Por supuesto, semejante entente no pudo sino generar actos injustos y barbaridades. No es posible mostrarse a un tiempo bárbaro y cruel y elevado y sutil. La barbarie acaba corrompiendo cualquier intención caritativa, cualquier tipo de compasión. Digamos que se produce lo que podría calificarse de pecado global, el pecado por excelencia, el que afecta negativamente a millones de personas de golpe, millones de desconocidos que son privados de sus derechos más elementales, millones de personas a las que se intenta inculcar una ética que es pura estética, la de su propia pobreza.
No nos extenderemos mucho más; solo lo haremos para reflexionar brevemente sobre esta soberbia de la falta de arrepentimiento de la Iglesia Católica española, esta arrogancia en quien predica la humildad como virtud, este desdén por el sufrimiento ajeno en quien aboga por la compasión y el amor. Ahora se explica su oposición frontal a la Ley de Memoria Histórica promulgada por los socialdemócratas. ¡Lo que menos quieren es la memoria! Exigen olvido y a la vez reconocimiento de su imparcialidad histórica, su nula responsabilidad. En resumen, pretenden que sigamos comulgando con las mismas ruedas de molino y tienen el pésimo gusto de indignarse y hablar de persecuciones cuando se les lleva la contraria con los argumentos del estado de derecho. Con lo fácil y evangélico que les habría sido hacer borrón y cuenta nueva aprovechando la llegada de la democracia, que nadie les habría pedido que celebraran un harakiri colectivo y les habría bastado con un gesto de buena voluntad para subirse al carro de la historia, hermanados con su pueblo. Pero no, ellos han preferido seguir andando con el paso cambiado, convertido en una renqueante y ridícula zancada, en una decisión inconcebible de consecuencias nefastas para su prestigio y credibilidad. Y eso que ellos viven de su credibilidad. Una decisión solo comprensible a la luz de los horrorosos crímenes que autorizaron y cometieron, de sus excesos. Pero ellos no quieren pruebas de ADN, ni que se indague en los archivos y registros, ¿para qué, si fueron absueltos sin necesidad de juicio! Pura lógica criminal.

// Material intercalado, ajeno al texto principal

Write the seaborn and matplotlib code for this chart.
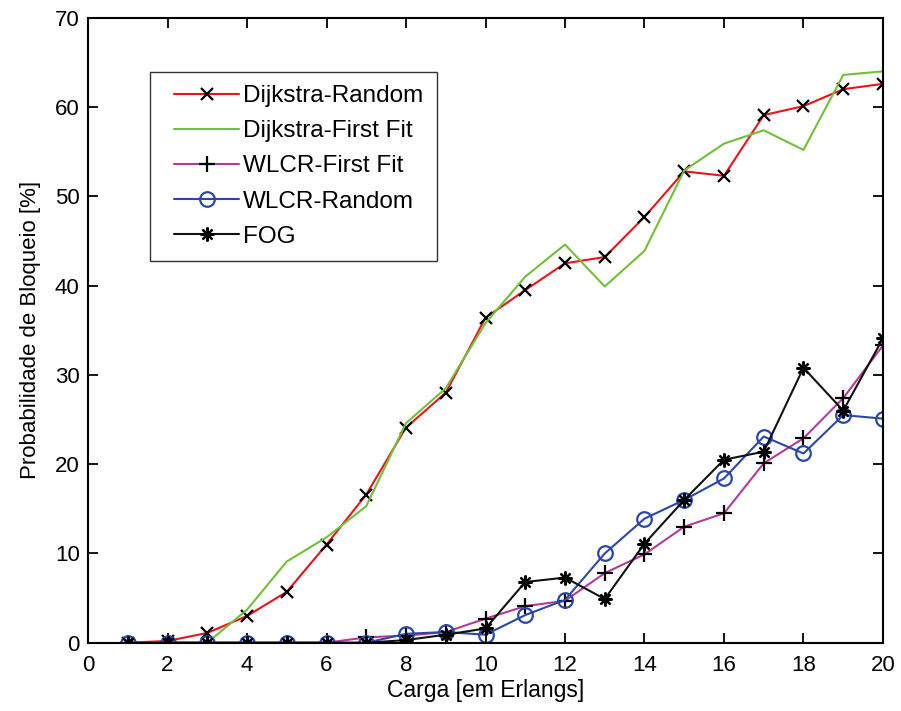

Ni siquiera nos queda el consuelo de pensar que estos delincuentes hayan sido reos de sus conciencias y hayan llevado por ello una vida miserable. Para llevar a cabo bajezas tan execrables como las relatadas es preciso renunciar a todo escrúpulo intelectual, desprenderse del alma -por situarnos en sus propios términos- y, sobre todo, endurecer la parte del oído interno, para no despertarse por las noches escuchando los gritos de las madres separadas a la fuerza de sus hijos.